Today we celebrate the birthday of Duke Ellington, who was born on this day 117 years ago.  Music as his mistress, he was the man that truly made a lady out of jazz—and a sophisticated lady, at that.

Duke Ellington with his orchestra at the Cotton Club sometime in the 1930s. From Jazzmen, 1938.

Duke Ellington with his orchestra at the Cotton Club sometime in the 1930s. From Jazzmen, 1939.

Edward Kennedy Ellington was born April 29, 1899 in Washington, D.C. to two piano playing parents.  As a youngster, he came to be called Duke for his refined manners and dapper style of dress.  While working as a soda jerk at the Poodle Dog Café in 1914, Duke composed his first song, the “Soda Fountain Rag” (a.k.a. the “Poodle Dog Rag”), which he played in a variety of styles.  Working as a sign painter in the latter part of the 1910s, Ellington put together small bands for various affairs.  He put his first orchestra together in 1917, included as its early members were his childhood friend Otto Hardwick, Arthur Whetsel, Elmer Snowden, and Sonny Greer.  Eventually, the band moved to Harlem, following drummer Sonny Greer, who was invited to play with Wilbur Sweatman’s band.  In 1924, the band made its first records on the Blu Disc label, which were sold only at the cigar counter of a New York theater.  As the Washingtonians, led by Elmer Snowden, the band played at Harlem’s Kentucky Club.  Snowden was later kicked out of the band over a financial dispute and full leadership was assumed by Ellington.

In 1926, Ellington signed Irving Mills as his band’s agent, a move that brought his success to new heights.  Later, in 1927, King Oliver had foolishly decided to hold out for more money on the prestigious Cotton Club gig, and Ellington took the job, his orchestra becoming the house band of the famous club, replacing the recently deceased Andy Preer.  He held the position until Cab Calloway brought Preer’s band (as the Missourians) back to the Cotton Club.  Duke was brought to greater fame when his orchestra appeared in the 1930 Amos ‘n’ Andy picture Check and Double Check.  Ellington toured across the United States in the early 1930s, and, like many American artists, made a European tour in 1933.  Throughout the years, Ellington featured many great musicians and introduced many famous pieces.  He appeared in a number of films and continued to enjoy immense success as one of the world’s foremost musical forces until his death in 1974.
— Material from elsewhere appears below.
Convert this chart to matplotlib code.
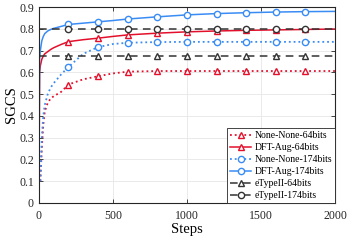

Brunswick 6265 was recorded February 2 and 11, 1932 in New York City.  Ellington’s Famous Orchestra features Arthur Whetsel, Freddie Jenkins, and Cootie Williams on trumpets, Joe Nanton and Juan Tizol on trombones, Barney Bigard on clarinet and tenor sax, Johnny Hodges on clarinet, soprano sax, and alto sax, Harry Carney on clarinet, alto sax and baritone sax, Duke on piano, Fred Guy on banjo, Wellman Braud on string bass, and Sonny Greer on drums.

First up, it’s Ellington’s famous “It Don’t Mean a Thing (If it Ain’t Got That Swing)”, named after the credo of former band-mate Bubber Miley, who was ailing at the time.  Ivie Anderson provides the famous vocal.

It Don't Mean a Thing (If it Ain't Got That Swing)

It Don’t Mean a Thing (If it Ain’t Got That Swing), recorded February 2, 1932 by Duke Ellington and his Famous Orchesstra.

On the reverse, Ellington’s Famous Orchestra plays the old standard, “Rose Room (In Sunny Roseland)”.

Rose Room (In Sunny Roseland)

Rose Room (In Sunny Roseland), recorded February 11, 1932 by Duke Ellington and his Famous Orchestra.

Updated with improved audio on April 29, 2019.